Thursday, June 12, 2008

Books: Dungeons and Dragons 4th Edition, Monster Manual

In D&D, the PCs' adversaries have to be almost as fully fleshed out as the PCs themselves - what good are unique combat abilities if all you're doing is fighting the same dumb opposition over and over again? The Monster Manual, like almost everything in 4E, has changed quite a bit. For the purpose of this review, let's look at a little example - the entry for a classic D&D monster, the displacer beast.

In 3.5, the displacer beast has a stats block that lists info like its hit dice, its initiative, its speed, its AC, etc. The stats block also contains additional non-combat stuff, like treasure type and "challenge rating" (a concept completely abandoned in 4E, since monsters now have levels and XP values listed right in their title bar).
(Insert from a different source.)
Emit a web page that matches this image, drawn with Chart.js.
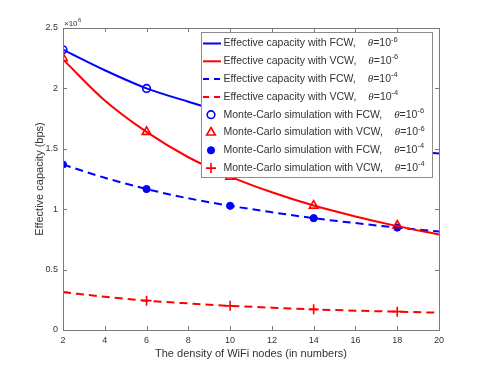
<!DOCTYPE html>
<html>
<head>
<meta charset="utf-8">
<script src="https://cdn.jsdelivr.net/npm/chart.js@4.4.1/dist/chart.umd.min.js"></script>
<style>
  body { margin: 0; background: #fff; }
  canvas { display: block; }
</style>
</head>
<body>
<canvas id="capacityChart" width="485" height="371"></canvas>
<script>
// values in units of 10^6 bps
const nodes = [2, 4, 6, 8, 10, 12, 14, 16, 18, 20];
const fcwTheta6 = [2.32, 2.15, 2.0, 1.89, 1.79, 1.71, 1.63, 1.57, 1.51, 1.46];
const vcwTheta6 = [2.24, 1.90, 1.64, 1.43, 1.27, 1.14, 1.03, 0.94, 0.86, 0.79];
const fcwTheta4 = [1.37, 1.26, 1.167, 1.09, 1.028, 0.975, 0.926, 0.885, 0.848, 0.815];
const vcwTheta4 = [0.313, 0.275, 0.243, 0.22, 0.20, 0.185, 0.171, 0.16, 0.152, 0.143];

const simNodes = [2, 6, 10, 14, 18];
const simFcw6 = [2.32, 2.0, 1.79, 1.63, 1.51];
const simVcw6 = [2.25, 1.64, 1.27, 1.03, 0.865];
const simFcw4 = [1.37, 1.167, 1.028, 0.926, 0.848];
const simVcw4 = [0.313, 0.243, 0.20, 0.171, 0.152];

const xTicks = [2, 4, 6, 8, 10, 12, 14, 16, 18, 20];
const yTicks = [0, 0.5, 1, 1.5, 2, 2.5];

const legendRows = [
    { text: "Effective capacity with FCW,", exp: "-6" },
    { text: "Effective capacity with VCW,", exp: "-6" },
    { text: "Effective capacity with FCW,", exp: "-4" },
    { text: "Effective capacity with VCW,", exp: "-4" },
    { text: "Monte-Carlo simulation with FCW,", exp: "-6" },
    { text: "Monte-Carlo simulation with VCW,", exp: "-6" },
    { text: "Monte-Carlo simulation with FCW,", exp: "-4" },
    { text: "Monte-Carlo simulation with VCW,", exp: "-4" },
];

const BLUE = "#0000ff";
const RED = "#ff0000";
const AXIS = "#7a7a7a";
const TEXT = "#333333";

const pts = (xs, ys) => xs.map((x, i) => ({ x: x, y: ys[i] }));

const lineSet = (ys, color, dashed) => ({
    data: pts(nodes, ys),
    borderColor: color,
    borderWidth: 2,
    borderDash: dashed ? [8, 5] : [],
    pointRadius: 0,
    cubicInterpolationMode: "monotone",
    fill: false,
});

const markSet = (ys, color, style, radius, filled) => ({
    data: pts(simNodes, ys),
    showLine: false,
    borderColor: color,
    backgroundColor: filled ? color : "rgba(0,0,0,0)",
    pointStyle: style,
    pointRadius: radius,
    pointBorderWidth: filled ? 1 : 1.6,
});

const datasets = [
    lineSet(fcwTheta6, BLUE, false),
    lineSet(vcwTheta6, RED, false),
    lineSet(fcwTheta4, BLUE, true),
    lineSet(vcwTheta4, RED, true),
    markSet(simFcw6, BLUE, "circle", 3.8, false),
    markSet(simVcw6, RED, "triangle", 5, false),
    markSet(simFcw4, BLUE, "circle", 3.6, true),
    markSet(simVcw4, RED, "cross", 5, false),
];

// box, inward ticks, exponent label
const framePlugin = {
    id: "frame",
    afterDraw(chart) {
        const ctx = chart.ctx;
        const a = chart.chartArea;
        const xs = chart.scales.x;
        const ys = chart.scales.y;
        ctx.save();
        ctx.strokeStyle = AXIS;
        ctx.lineWidth = 1;
        ctx.strokeRect(a.left + 0.5, a.top + 0.5, a.right - a.left, a.bottom - a.top);
        ctx.beginPath();
        xTicks.forEach((v) => {
            const px = Math.round(xs.getPixelForValue(v)) + 0.5;
            ctx.moveTo(px, a.bottom); ctx.lineTo(px, a.bottom - 4);
            ctx.moveTo(px, a.top); ctx.lineTo(px, a.top + 4);
        });
        yTicks.forEach((v) => {
            const py = Math.round(ys.getPixelForValue(v)) + 0.5;
            ctx.moveTo(a.left, py); ctx.lineTo(a.left + 4, py);
            ctx.moveTo(a.right, py); ctx.lineTo(a.right - 4, py);
        });
        ctx.stroke();

        ctx.fillStyle = TEXT;
        ctx.textBaseline = "alphabetic";
        ctx.font = '8px "Liberation Sans"';
        ctx.fillText("\u00d710", a.left + 1, a.top - 2);
        ctx.font = '6px "Liberation Sans"';
        ctx.fillText("6", a.left + 15, a.top - 6);
        ctx.restore();
    },
};

const legendPlugin = {
    id: "boxLegend",
    afterDraw(chart) {
        const ctx = chart.ctx;
        const bx = 201, by = 32, bw = 231, bh = 145;
        ctx.save();
        ctx.fillStyle = "#ffffff";
        ctx.fillRect(bx, by, bw, bh);
        ctx.strokeStyle = "#8c8c8c";
        ctx.lineWidth = 1;
        ctx.strokeRect(bx + 0.5, by + 0.5, bw, bh);

        legendRows.forEach((row, i) => {
            const y = 43.5 + i * 17.8;
            const ds = datasets[i];
            if (i < 4) {
                ctx.strokeStyle = ds.borderColor;
                ctx.lineWidth = 2;
                ctx.setLineDash(ds.borderDash.length ? [6, 5] : []);
                ctx.beginPath();
                ctx.moveTo(203, y);
                ctx.lineTo(221, y);
                ctx.stroke();
                ctx.setLineDash([]);
            } else {
                ctx.strokeStyle = ds.borderColor;
                ctx.fillStyle = ds.backgroundColor;
                ctx.lineWidth = ds.pointBorderWidth;
                Chart.helpers.drawPoint(ctx, {
                    pointStyle: ds.pointStyle,
                    rotation: 0,
                    radius: ds.pointRadius,
                    borderWidth: ds.pointBorderWidth,
                }, 211, y);
            }
            ctx.fillStyle = TEXT;
            ctx.textBaseline = "middle";
            ctx.textAlign = "left";
            let x = 223.5;
            ctx.font = '10.5px "Liberation Sans"';
            ctx.fillText(row.text, x, y);
            x += ctx.measureText(row.text).width + 12;
            ctx.font = 'italic 11px "Liberation Serif"';
            ctx.fillText("\u03b8", x, y);
            x += ctx.measureText("\u03b8").width;
            ctx.font = '10.5px "Liberation Sans"';
            ctx.fillText("=10", x, y);
            x += ctx.measureText("=10").width;
            ctx.font = '7.5px "Liberation Sans"';
            ctx.fillText(row.exp, x, y - 4);
        });
        ctx.restore();
    },
};

new Chart(document.getElementById("capacityChart").getContext("2d"), {
    type: "line",
    data: { datasets: datasets },
    options: {
        responsive: false,
        animation: false,
        devicePixelRatio: 1,
        layout: { padding: { top: 28, right: 46, left: 0, bottom: 0 } },
        plugins: {
            legend: { display: false },
            tooltip: { enabled: false },
        },
        scales: {
            x: {
                type: "linear",
                min: 2,
                max: 20,
                afterFit: (s) => { s.height = 41; },
                afterBuildTicks: (s) => { s.ticks = xTicks.map((v) => ({ value: v })); },
                grid: { display: false, drawTicks: false, tickLength: 0 },
                border: { display: false },
                ticks: { color: TEXT, font: { family: "Liberation Sans", size: 9 }, padding: 5, maxRotation: 0 },
                title: {
                    display: true,
                    text: "The density of WiFi nodes (in numbers)",
                    color: TEXT,
                    font: { family: "Liberation Sans", size: 11 },
                    padding: { top: 0, bottom: 10 },
                },
            },
            y: {
                min: 0,
                max: 2.5,
                afterFit: (s) => { s.width = 63; },
                afterBuildTicks: (s) => { s.ticks = yTicks.map((v) => ({ value: v })); },
                grid: { display: false, drawTicks: false, tickLength: 0 },
                border: { display: false },
                ticks: {
                    color: TEXT,
                    font: { family: "Liberation Sans", size: 9 },
                    padding: 5,
                    callback: (v) => String(v),
                },
                title: {
                    display: true,
                    text: "Effective capacity (bps)",
                    color: TEXT,
                    font: { family: "Liberation Sans", size: 11 },
                    padding: { top: 33, bottom: 0 },
                },
            },
        },
    },
    plugins: [framePlugin, legendPlugin],
});
</script>
</body>
</html>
There is also info contained in several paragraphs of flavor text outside the stat block about how the displacer beast's special combat abilities work.

In 4E, the displacer beast entry is largely the same in terms of content, except that there is virtually no necessary flavor text - all the info you need to run a monster is right there in the stat block. Monsters are also given clear roles that tell how to play them. And even high-level monsters, like Orcus, the Demon Prince of the Undead, don't have long lists of feats or spells to worry about.

All in all, it's a refreshing usability upgrade that cleverly takes Wizard of the Coast's experience with miniatures and "Magic: The Gathering" and puts it into D&D. I like being able to populate dungeons with less prep time, and the addition of unique combat abilities for nearly every monster (even the lowly goblin warrior can pull some interesting stuff off) seems like a great idea.